> [Requirements] Reproduce every line of the listing as written, apart from the pictures.
## START
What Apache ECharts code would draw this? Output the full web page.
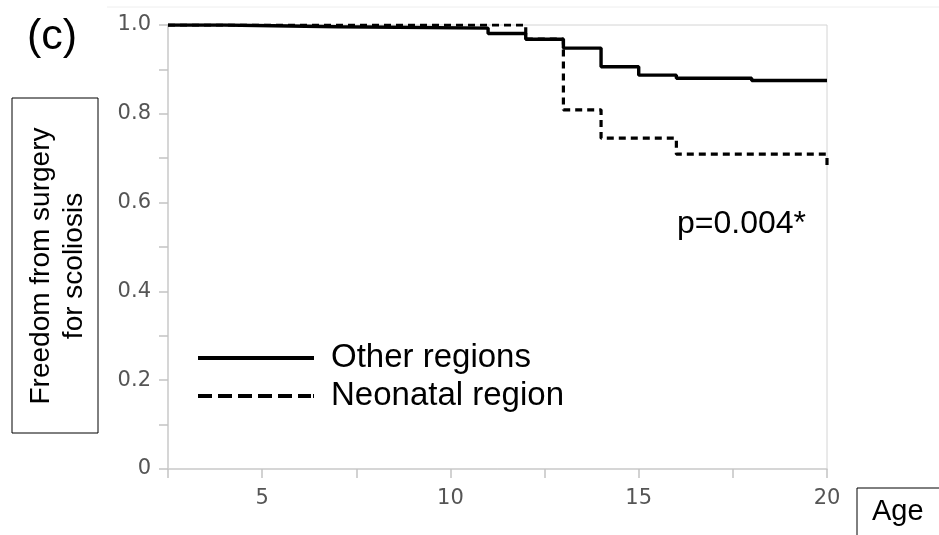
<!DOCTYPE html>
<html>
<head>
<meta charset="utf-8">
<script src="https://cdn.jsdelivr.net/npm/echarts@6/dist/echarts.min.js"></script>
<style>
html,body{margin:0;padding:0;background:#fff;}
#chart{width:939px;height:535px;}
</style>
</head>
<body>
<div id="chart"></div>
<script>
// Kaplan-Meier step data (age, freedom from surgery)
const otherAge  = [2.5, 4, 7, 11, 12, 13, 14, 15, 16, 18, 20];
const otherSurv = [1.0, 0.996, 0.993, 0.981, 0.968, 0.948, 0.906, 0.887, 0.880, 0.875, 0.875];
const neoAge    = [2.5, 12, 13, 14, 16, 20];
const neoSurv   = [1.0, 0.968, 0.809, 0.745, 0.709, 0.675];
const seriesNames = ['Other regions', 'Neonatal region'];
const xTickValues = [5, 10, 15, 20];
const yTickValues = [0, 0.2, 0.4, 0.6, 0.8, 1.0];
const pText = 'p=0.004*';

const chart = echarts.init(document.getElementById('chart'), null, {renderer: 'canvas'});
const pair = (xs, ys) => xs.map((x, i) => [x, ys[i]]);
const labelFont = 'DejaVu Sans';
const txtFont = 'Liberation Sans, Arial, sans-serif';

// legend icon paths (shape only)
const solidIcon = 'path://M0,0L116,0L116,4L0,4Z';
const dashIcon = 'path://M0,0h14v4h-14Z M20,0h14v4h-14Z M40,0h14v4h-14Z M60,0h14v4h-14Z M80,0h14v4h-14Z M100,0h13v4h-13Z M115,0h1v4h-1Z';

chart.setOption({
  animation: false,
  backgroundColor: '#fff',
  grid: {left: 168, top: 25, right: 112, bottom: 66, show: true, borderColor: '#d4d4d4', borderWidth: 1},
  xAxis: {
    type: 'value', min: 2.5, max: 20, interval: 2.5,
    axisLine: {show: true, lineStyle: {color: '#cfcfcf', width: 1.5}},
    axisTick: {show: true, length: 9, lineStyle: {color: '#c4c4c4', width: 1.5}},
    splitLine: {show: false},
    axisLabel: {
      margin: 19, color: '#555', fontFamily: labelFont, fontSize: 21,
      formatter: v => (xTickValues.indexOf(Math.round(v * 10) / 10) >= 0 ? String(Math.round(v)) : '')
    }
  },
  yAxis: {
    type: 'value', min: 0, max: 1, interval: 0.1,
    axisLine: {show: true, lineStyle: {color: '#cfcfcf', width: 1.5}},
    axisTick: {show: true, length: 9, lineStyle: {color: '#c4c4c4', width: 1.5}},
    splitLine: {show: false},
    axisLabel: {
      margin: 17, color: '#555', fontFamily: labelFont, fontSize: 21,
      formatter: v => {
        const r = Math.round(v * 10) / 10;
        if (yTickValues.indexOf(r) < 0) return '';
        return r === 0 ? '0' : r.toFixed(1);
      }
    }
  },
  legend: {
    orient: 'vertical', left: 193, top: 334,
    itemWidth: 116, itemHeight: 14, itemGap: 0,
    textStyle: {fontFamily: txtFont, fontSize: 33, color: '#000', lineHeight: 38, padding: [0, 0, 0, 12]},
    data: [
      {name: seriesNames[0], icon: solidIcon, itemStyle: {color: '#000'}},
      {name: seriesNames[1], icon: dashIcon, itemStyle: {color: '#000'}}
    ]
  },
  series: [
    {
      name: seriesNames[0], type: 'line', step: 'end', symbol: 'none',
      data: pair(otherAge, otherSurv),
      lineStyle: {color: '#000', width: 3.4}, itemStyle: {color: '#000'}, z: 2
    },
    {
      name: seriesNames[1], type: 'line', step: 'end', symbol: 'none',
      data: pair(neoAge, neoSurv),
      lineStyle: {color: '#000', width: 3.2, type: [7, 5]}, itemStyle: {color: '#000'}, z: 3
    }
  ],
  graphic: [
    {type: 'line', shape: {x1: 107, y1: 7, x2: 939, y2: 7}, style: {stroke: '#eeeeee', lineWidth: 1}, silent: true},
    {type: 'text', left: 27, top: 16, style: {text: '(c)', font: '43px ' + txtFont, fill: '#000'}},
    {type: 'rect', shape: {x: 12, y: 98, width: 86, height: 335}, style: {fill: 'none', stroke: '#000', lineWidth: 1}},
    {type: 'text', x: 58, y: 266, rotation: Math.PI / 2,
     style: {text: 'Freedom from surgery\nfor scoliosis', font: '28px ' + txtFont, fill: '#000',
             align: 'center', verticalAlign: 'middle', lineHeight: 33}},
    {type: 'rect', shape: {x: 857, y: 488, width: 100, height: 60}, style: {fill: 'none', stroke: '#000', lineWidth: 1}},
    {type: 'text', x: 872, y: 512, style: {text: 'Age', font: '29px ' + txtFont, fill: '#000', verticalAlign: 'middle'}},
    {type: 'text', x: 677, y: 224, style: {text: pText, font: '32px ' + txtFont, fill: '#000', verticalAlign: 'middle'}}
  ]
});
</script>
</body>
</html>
## END
> [The response]
What Apache ECharts code would draw this? Output the full web page.
<!DOCTYPE html>
<html>
<head>
<meta charset="utf-8">
<script src="https://cdn.jsdelivr.net/npm/echarts@6/dist/echarts.min.js"></script>
<style>
html,body{margin:0;padding:0;background:#fff;}
#chart{width:939px;height:535px;}
</style>
</head>
<body>
<div id="chart"></div>
<script>
// Kaplan-Meier step data (age, freedom from surgery)
const otherAge  = [2.5, 4, 7, 11, 12, 13, 14, 15, 16, 18, 20];
const otherSurv = [1.0, 0.996, 0.993, 0.981, 0.968, 0.948, 0.906, 0.887, 0.880, 0.875, 0.875];
const neoAge    = [2.5, 12, 13, 14, 16, 20];
const neoSurv   = [1.0, 0.968, 0.809, 0.745, 0.709, 0.675];
const seriesNames = ['Other regions', 'Neonatal region'];
const xTickValues = [5, 10, 15, 20];
const yTickValues = [0, 0.2, 0.4, 0.6, 0.8, 1.0];
const pText = 'p=0.004*';

const chart = echarts.init(document.getElementById('chart'), null, {renderer: 'canvas'});
const pair = (xs, ys) => xs.map((x, i) => [x, ys[i]]);
const labelFont = 'DejaVu Sans';
const txtFont = 'Liberation Sans, Arial, sans-serif';

// legend icon paths (shape only)
const solidIcon = 'path://M0,0L116,0L116,4L0,4Z';
const dashIcon = 'path://M0,0h14v4h-14Z M20,0h14v4h-14Z M40,0h14v4h-14Z M60,0h14v4h-14Z M80,0h14v4h-14Z M100,0h13v4h-13Z M115,0h1v4h-1Z';

chart.setOption({
  animation: false,
  backgroundColor: '#fff',
  grid: {left: 168, top: 25, right: 112, bottom: 66, show: true, borderColor: '#d4d4d4', borderWidth: 1},
  xAxis: {
    type: 'value', min: 2.5, max: 20, interval: 2.5,
    axisLine: {show: true, lineStyle: {color: '#cfcfcf', width: 1.5}},
    axisTick: {show: true, length: 9, lineStyle: {color: '#c4c4c4', width: 1.5}},
    splitLine: {show: false},
    axisLabel: {
      margin: 19, color: '#555', fontFamily: labelFont, fontSize: 21,
      formatter: v => (xTickValues.indexOf(Math.round(v * 10) / 10) >= 0 ? String(Math.round(v)) : '')
    }
  },
  yAxis: {
    type: 'value', min: 0, max: 1, interval: 0.1,
    axisLine: {show: true, lineStyle: {color: '#cfcfcf', width: 1.5}},
    axisTick: {show: true, length: 9, lineStyle: {color: '#c4c4c4', width: 1.5}},
    splitLine: {show: false},
    axisLabel: {
      margin: 17, color: '#555', fontFamily: labelFont, fontSize: 21,
      formatter: v => {
        const r = Math.round(v * 10) / 10;
        if (yTickValues.indexOf(r) < 0) return '';
        return r === 0 ? '0' : r.toFixed(1);
      }
    }
  },
  legend: {
    orient: 'vertical', left: 193, top: 334,
    itemWidth: 116, itemHeight: 14, itemGap: 0,
    textStyle: {fontFamily: txtFont, fontSize: 33, color: '#000', lineHeight: 38, padding: [0, 0, 0, 12]},
    data: [
      {name: seriesNames[0], icon: solidIcon, itemStyle: {color: '#000'}},
      {name: seriesNames[1], icon: dashIcon, itemStyle: {color: '#000'}}
    ]
  },
  series: [
    {
      name: seriesNames[0], type: 'line', step: 'end', symbol: 'none',
      data: pair(otherAge, otherSurv),
      lineStyle: {color: '#000', width: 3.4}, itemStyle: {color: '#000'}, z: 2
    },
    {
      name: seriesNames[1], type: 'line', step: 'end', symbol: 'none',
      data: pair(neoAge, neoSurv),
      lineStyle: {color: '#000', width: 3.2, type: [7, 5]}, itemStyle: {color: '#000'}, z: 3
    }
  ],
  graphic: [
    {type: 'line', shape: {x1: 107, y1: 7, x2: 939, y2: 7}, style: {stroke: '#eeeeee', lineWidth: 1}, silent: true},
    {type: 'text', left: 27, top: 16, style: {text: '(c)', font: '43px ' + txtFont, fill: '#000'}},
    {type: 'rect', shape: {x: 12, y: 98, width: 86, height: 335}, style: {fill: 'none', stroke: '#000', lineWidth: 1}},
    {type: 'text', x: 58, y: 266, rotation: Math.PI / 2,
     style: {text: 'Freedom from surgery\nfor scoliosis', font: '28px ' + txtFont, fill: '#000',
             align: 'center', verticalAlign: 'middle', lineHeight: 33}},
    {type: 'rect', shape: {x: 857, y: 488, width: 100, height: 60}, style: {fill: 'none', stroke: '#000', lineWidth: 1}},
    {type: 'text', x: 872, y: 512, style: {text: 'Age', font: '29px ' + txtFont, fill: '#000', verticalAlign: 'middle'}},
    {type: 'text', x: 677, y: 224, style: {text: pText, font: '32px ' + txtFont, fill: '#000', verticalAlign: 'middle'}}
  ]
});
</script>
</body>
</html>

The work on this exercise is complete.